The 84-year-old uniform or gana vesh may also give in to blue trousers and a white shirt. Insiders say there has been a demand — ironically from married or older members — who either complained that their children were too “embarrassed” to see them in outsized khakis or their legs freeze in winter. BJP lore has it that its senior leaders stay away from the shakhas because their shorts don’t fit them anymore or their children have hidden them away.
However, the question of lifting the embargo on marriage remains unresolved.
In 2005, the Sangh floated a trial balloon on its web-site, www.rss.org, in the form of a poll on whether pracharaks should marry. About 57 per cent said ‘yes,’ 32 per cent said ‘no’ while the rest were undecided. The link was later taken off.
In 2004, a pro-RSS journal, Hinduism Today, carried a news report that the Sangh was relooking the celibacy rule because bachelorhood apparently made the 50+ swayamsevaks cynical and reclusive. But a proposal to relax the norm for those in the second and third rungs of the hierarchy has been shot down. “Family life distracts people and encourages corruption,” a pracharak states baldly.

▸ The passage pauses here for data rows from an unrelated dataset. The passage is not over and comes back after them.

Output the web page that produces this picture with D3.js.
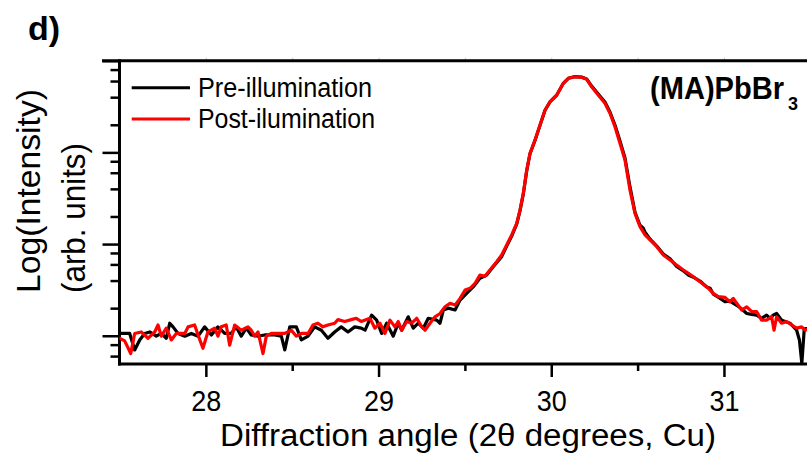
<!DOCTYPE html>
<html>
<head>
<meta charset="utf-8">
<script src="https://cdn.jsdelivr.net/npm/d3@7"></script>
<style>
  html, body { margin: 0; padding: 0; background: #fff; }
  svg { display: block; font-family: "Liberation Sans", Arial, Helvetica, sans-serif; }
</style>
</head>
<body>
<script>
// ---------------- data ----------------
const seriesNames = ["Pre-illumination", "Post-ilumination"];
const seriesColors = ["#000000", "#ff0000"];

const xMajorTicks = [28, 29, 30, 31];
const xMinorTicks = [28.5, 29.5, 30.5, 31.5];
const yMajorTicks = [10, 100, 1000, 10000];
const yMinorTicks = [6, 8, 20, 40, 60, 80, 200, 400, 600, 800, 2000, 4000, 6000, 8000];

// Pre-illumination (black)
const preAngle = [27.500, 27.530, 27.559, 27.588, 27.617, 27.646, 27.675, 27.713, 27.742, 27.771,
  27.791, 27.810, 27.839, 27.878, 27.916, 27.955, 27.993, 28.032, 28.070, 28.109,
  28.147, 28.176, 28.205, 28.234, 28.263, 28.302, 28.341, 28.399, 28.437, 28.457,
  28.486, 28.524, 28.553, 28.592, 28.630, 28.669, 28.707, 28.746, 28.784, 28.823,
  28.862, 28.900, 28.922, 28.960, 28.989, 29.018, 29.047, 29.085, 29.114, 29.134,
  29.172, 29.201, 29.230, 29.259, 29.288, 29.337, 29.356, 29.375, 29.404, 29.443,
  29.472, 29.510, 29.549, 29.587, 29.626, 29.664, 29.713, 29.742, 29.771, 29.800,
  29.819, 29.838, 29.858, 29.877, 29.906, 29.935, 29.964, 29.993, 30.032, 30.070,
  30.099, 30.138, 30.176, 30.205, 30.234, 30.272, 30.311, 30.340, 30.369, 30.398,
  30.427, 30.456, 30.485, 30.514, 30.532, 30.543, 30.572, 30.611, 30.649, 30.688,
  30.726, 30.765, 30.794, 30.823, 30.861, 30.900, 30.920, 30.938, 30.967, 31.006,
  31.034, 31.074, 31.103, 31.132, 31.161, 31.190, 31.218, 31.247, 31.267, 31.285,
  31.305, 31.334, 31.363, 31.382, 31.421, 31.437, 31.451, 31.465, 31.490];
const preIntensity = [10.6, 10.6, 10.6, 7.0, 9.0, 10.6, 11.0, 9.9, 10.6, 9.4,
  13.7, 12.5, 10.6, 9.9, 10.6, 9.9, 12.5, 10.2, 12.5, 10.6,
  10.6, 12.5, 9.9, 12.1, 10.2, 9.9, 10.2, 10.2, 9.9, 7.0,
  12.5, 12.5, 9.0, 9.9, 12.5, 11.5, 9.4, 11.0, 12.5, 11.0,
  12.5, 12.1, 11.5, 16.8, 14.8, 10.6, 13.7, 9.9, 13.7, 11.5,
  16.1, 12.1, 13.7, 12.1, 15.5, 14.8, 13.7, 19.1, 20.0, 19.1,
  24.5, 29.0, 34.3, 42.3, 45.9, 56.6, 73, 95, 122, 165,
  230, 350, 630, 965, 1350, 1975, 2880, 3560, 4225, 5665,
  6430, 6700, 6620, 6330, 5280, 4320, 3540, 2760, 1990, 1330,
  870, 420, 222, 160, 150, 135, 113, 95, 78, 69,
  57, 51, 46, 43.5, 39.5, 34, 32.9, 28.5, 26.4, 23.5,
  23.9, 21.5, 19.6, 17.5, 17.1, 16.8, 15.5, 16.8, 15.5, 16.8,
  17.5, 14.8, 14.1, 13.7, 11.5, 9.0, 5.0, 11.9, 12.0];

// Post-illumination (red)
const postAngle = [27.500, 27.530, 27.565, 27.588, 27.626, 27.665, 27.704, 27.723, 27.742, 27.771,
  27.800, 27.829, 27.878, 27.897, 27.935, 27.955, 27.983, 28.012, 28.051, 28.070,
  28.089, 28.118, 28.138, 28.167, 28.205, 28.244, 28.263, 28.283, 28.302, 28.331,
  28.350, 28.379, 28.418, 28.457, 28.495, 28.524, 28.553, 28.592, 28.620, 28.649,
  28.678, 28.707, 28.746, 28.765, 28.804, 28.842, 28.871, 28.900, 28.950, 28.979,
  29.008, 29.037, 29.066, 29.095, 29.114, 29.134, 29.163, 29.192, 29.221, 29.250,
  29.269, 29.298, 29.327, 29.356, 29.385, 29.414, 29.443, 29.472, 29.501, 29.530,
  29.559, 29.587, 29.616, 29.645, 29.684, 29.713, 29.742, 29.771, 29.800, 29.819,
  29.838, 29.858, 29.877, 29.906, 29.935, 29.964, 29.993, 30.032, 30.070, 30.099,
  30.138, 30.176, 30.205, 30.234, 30.272, 30.311, 30.340, 30.369, 30.398, 30.427,
  30.456, 30.485, 30.514, 30.543, 30.572, 30.611, 30.649, 30.688, 30.726, 30.765,
  30.794, 30.823, 30.861, 30.900, 30.938, 30.967, 31.006, 31.034, 31.054, 31.074,
  31.103, 31.132, 31.161, 31.190, 31.218, 31.247, 31.276, 31.290, 31.305, 31.334,
  31.363, 31.392, 31.421, 31.450, 31.469, 31.490];
const postIntensity = [9.4, 8.8, 6.4, 10.6, 11.0, 9.4, 11.0, 13.1, 9.9, 12.1,
  9.0, 10.6, 10.6, 12.5, 13.1, 10.2, 7.3, 11.0, 12.1, 9.9,
  12.5, 13.1, 7.9, 13.1, 11.5, 12.5, 11.5, 9.9, 11.0, 6.4,
  9.9, 10.6, 10.6, 10.6, 11.5, 9.9, 10.6, 10.6, 13.1, 13.7,
  12.5, 13.1, 13.7, 15.0, 14.3, 15.0, 15.5, 14.3, 15.5, 12.1,
  13.7, 10.6, 14.8, 12.5, 14.3, 11.5, 14.3, 13.7, 15.5, 12.5,
  11.5, 13.7, 16.1, 17.5, 20.7, 22.6, 21.6, 25.6, 31.5, 32.9,
  37.3, 45.9, 44.5, 52.1, 64.1, 75.9, 97.7, 126, 168, 235,
  357, 643, 977, 1365, 1990, 2900, 3570, 4225, 5665, 6430,
  6685, 6590, 6270, 5200, 4225, 3430, 2670, 1905, 1256, 826,
  388, 216, 155, 126, 111, 93.5, 75.9, 67.0, 59.0, 52.1,
  48.0, 44.0, 38.8, 34.3, 29.0, 26.7, 26.2, 23.5, 25.6, 22.6,
  19.1, 20.7, 18.3, 18.3, 14.8, 14.8, 16.1, 11.5, 16.1, 13.7,
  14.3, 13.1, 12.1, 12.5, 11.5, 11.8];

// ---------------- layout ----------------
const W = 807, H = 454;
const plot = { left: 119.5, right: 810.3, top: 60.7, bottom: 364 };
const FONT = "'Liberation Sans', Arial, Helvetica, sans-serif";

const svg = d3.select("body").append("svg")
  .attr("width", W).attr("height", H)
  .attr("viewBox", `0 0 ${W} ${H}`);

const x = d3.scaleLinear().domain([27.5, 31.5]).range([plot.left, plot.right]);
const y = d3.scaleLog().domain([4.92, 10000]).range([plot.bottom, plot.top]);

// clip
svg.append("defs").append("clipPath").attr("id", "clip")
  .append("rect")
  .attr("x", plot.left).attr("y", plot.top - 2)
  .attr("width", plot.right - plot.left).attr("height", plot.bottom - plot.top + 2);

// ---------------- axes ----------------
function styleAxis(g, w) {
  g.select(".domain").remove();
  g.selectAll(".tick line").attr("stroke", "#000").attr("stroke-width", w);
}

// bottom major
const xMajor = svg.append("g")
  .attr("transform", `translate(0,${plot.bottom})`)
  .call(d3.axisBottom(x).tickValues(xMajorTicks).tickSize(13).tickPadding(4)
        .tickFormat(d3.format("d")));
styleAxis(xMajor, 2.5);
xMajor.selectAll(".tick text")
  .attr("y", 47).attr("dy", 0)
  .attr("fill", "#000")
  .style("font-family", FONT)
  .style("font-size", "30px")
  .attr("textLength", 30).attr("lengthAdjust", "spacingAndGlyphs");

// bottom minor
const xMinor = svg.append("g")
  .attr("transform", `translate(0,${plot.bottom})`)
  .call(d3.axisBottom(x).tickValues(xMinorTicks).tickSize(7).tickFormat(""));
styleAxis(xMinor, 2.5);

// top faint ticks
const xTop = svg.append("g")
  .attr("transform", `translate(0,${plot.top})`)
  .call(d3.axisTop(x).tickValues(xMajorTicks.concat(xMinorTicks)).tickSize(3).tickFormat(""));
styleAxis(xTop, 1);
xTop.selectAll(".tick line").attr("stroke", "#c8c8c8");

// left major
const yMajor = svg.append("g")
  .attr("transform", `translate(${plot.left},0)`)
  .call(d3.axisLeft(y).tickValues(yMajorTicks).tickSize(17).tickFormat(""));
styleAxis(yMajor, 2.5);

// left minor
const yMinor = svg.append("g")
  .attr("transform", `translate(${plot.left},0)`)
  .call(d3.axisLeft(y).tickValues(yMinorTicks).tickSize(9).tickFormat(""));
styleAxis(yMinor, 2.5);

// frame lines (left, bottom, top)
svg.append("line")
  .attr("x1", plot.left).attr("x2", plot.left)
  .attr("y1", plot.top - 1.5).attr("y2", plot.bottom + 1.5)
  .attr("stroke", "#000").attr("stroke-width", 3);
svg.append("line")
  .attr("x1", plot.left - 1.5).attr("x2", W + 5)
  .attr("y1", plot.bottom).attr("y2", plot.bottom)
  .attr("stroke", "#000").attr("stroke-width", 3);
svg.append("line")
  .attr("x1", plot.left - 17.5).attr("x2", W + 5)
  .attr("y1", plot.top).attr("y2", plot.top)
  .attr("stroke", "#000").attr("stroke-width", 3);

// ---------------- data lines ----------------
const line = d3.line().x(d => x(d[0])).y(d => y(d[1]));
const series = [
  d3.zip(preAngle, preIntensity),
  d3.zip(postAngle, postIntensity)
];
const gLines = svg.append("g").attr("clip-path", "url(#clip)");
series.forEach((s, i) => {
  gLines.append("path")
    .datum(s)
    .attr("d", line)
    .attr("fill", "none")
    .attr("stroke", seriesColors[i])
    .attr("stroke-width", 3.2)
    .attr("stroke-linejoin", "round")
    .attr("stroke-linecap", "round");
});

// ---------------- legend ----------------
const legendY = [87.7, 119];
const legendTextW = [174, 177];
seriesNames.forEach((name, i) => {
  svg.append("line")
    .attr("x1", 131.7).attr("x2", 190)
    .attr("y1", legendY[i]).attr("y2", legendY[i])
    .attr("stroke", seriesColors[i]).attr("stroke-width", 3);
  svg.append("text")
    .attr("x", 198).attr("y", legendY[i] + 9)
    .style("font-family", FONT).style("font-size", "27px")
    .attr("textLength", legendTextW[i]).attr("lengthAdjust", "spacingAndGlyphs")
    .attr("fill", "#000")
    .text(name);
});

// ---------------- annotations ----------------
svg.append("text")
  .attr("x", 650).attr("y", 98.5)
  .style("font-family", FONT).style("font-size", "31px").style("font-weight", "bold")
  .attr("textLength", 134).attr("lengthAdjust", "spacingAndGlyphs")
  .attr("fill", "#000")
  .text("(MA)PbBr");
svg.append("text")
  .attr("x", 788).attr("y", 110)
  .style("font-family", FONT).style("font-size", "18px").style("font-weight", "bold")
  .attr("fill", "#000")
  .text("3");

svg.append("text")
  .attr("x", 28).attr("y", 40)
  .style("font-family", FONT).style("font-size", "34px").style("font-weight", "bold")
  .attr("fill", "#000")
  .text("d)");

// axis titles
svg.append("text")
  .attr("x", 468).attr("y", 446)
  .attr("text-anchor", "middle")
  .style("font-family", FONT).style("font-size", "31px")
  .attr("textLength", 496).attr("lengthAdjust", "spacingAndGlyphs")
  .attr("fill", "#000")
  .text("Diffraction angle (2\u03b8 degrees, Cu)");

svg.append("text")
  .attr("transform", "translate(40,293) rotate(-90)")
  .attr("x", 0).attr("y", 0)
  .style("font-family", FONT).style("font-size", "33px")
  .attr("textLength", 204).attr("lengthAdjust", "spacingAndGlyphs")
  .attr("fill", "#000")
  .text("Log(Intensity)");
svg.append("text")
  .attr("transform", "translate(85,293) rotate(-90)")
  .attr("x", 0).attr("y", 0)
  .style("font-family", FONT).style("font-size", "33px")
  .attr("textLength", 150).attr("lengthAdjust", "spacingAndGlyphs")
  .attr("fill", "#000")
  .text("(arb. units)");
</script>
</body>
</html>
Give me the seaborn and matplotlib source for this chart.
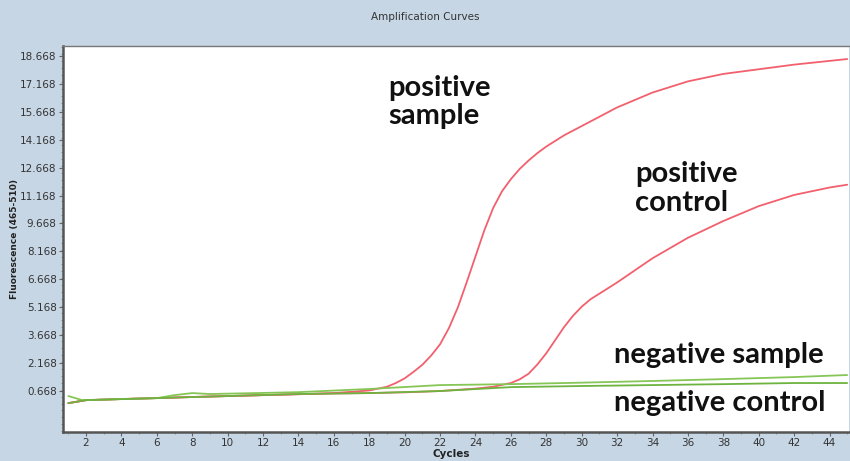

The Sangh evidently seems open to cosmetic tweaks — such as “tolerating” younger pracharaks who wear Fabindia kurtas, zip around in chauffeur-driven cars, fly instead of taking a train and meet their acquaintances in coffee shops and clubs. However, it is unprepared to “compromise” on its basics and militates against “change” in an intrinsic sense. “Flexibility in articulation, yes, but the core ideological belief will remain unchanged,” emphasises Seshadri Chari, a former editor of the Organiser, the RSS mouthpiece.
So, on the sticky area of majority-minority relations, its view essentially remains frozen in time, despite it venturing to take a few steps forward. So while Bhagwat tasks Indresh (he goes by his first name), a pranth pracharak, to “disabuse” the Muslims and Christians of the RSS’s low tolerance of non-Hindus, Indresh himself has strong views on the subject. “Let Christians go to the Vatican and Muslims to Mecca and Medina. But when in India, they must be ready to offer their heads to the nation when called to,” he says.
That within the RSS little has changed was evident when a cow protection campaign was flagged off by the RSS in Kurukshetra in August. While the Sangh speakers tried hard to project the issue in economic idiom and invoked M.K. Gandhi and Aurobindo, in the presence of Muslim representatives roped in by Indresh, Ashok Singhal of the Vishwa Hindu Parishad urged the crowd to chop off the hands of the kasais (but-chers) if they killed cows.
However, Andersen feels the RSS should be given the benefit of doubt. “There is a lingering suspicion that Muslims and Christians to a less degree have links outside the country. To a large extent, this is a residue of the colonial experience, missionary activity and then the Partition. But I see less of it mentioned in RSS publications that I have read recently.”
So is the world going to see a new improved RSS in the years to come? “Like most entities, the RSS’s slow to change,” says an insider. For the time-being, the shakha in the RSS is losing its central role. The real tests, however, are yet to come.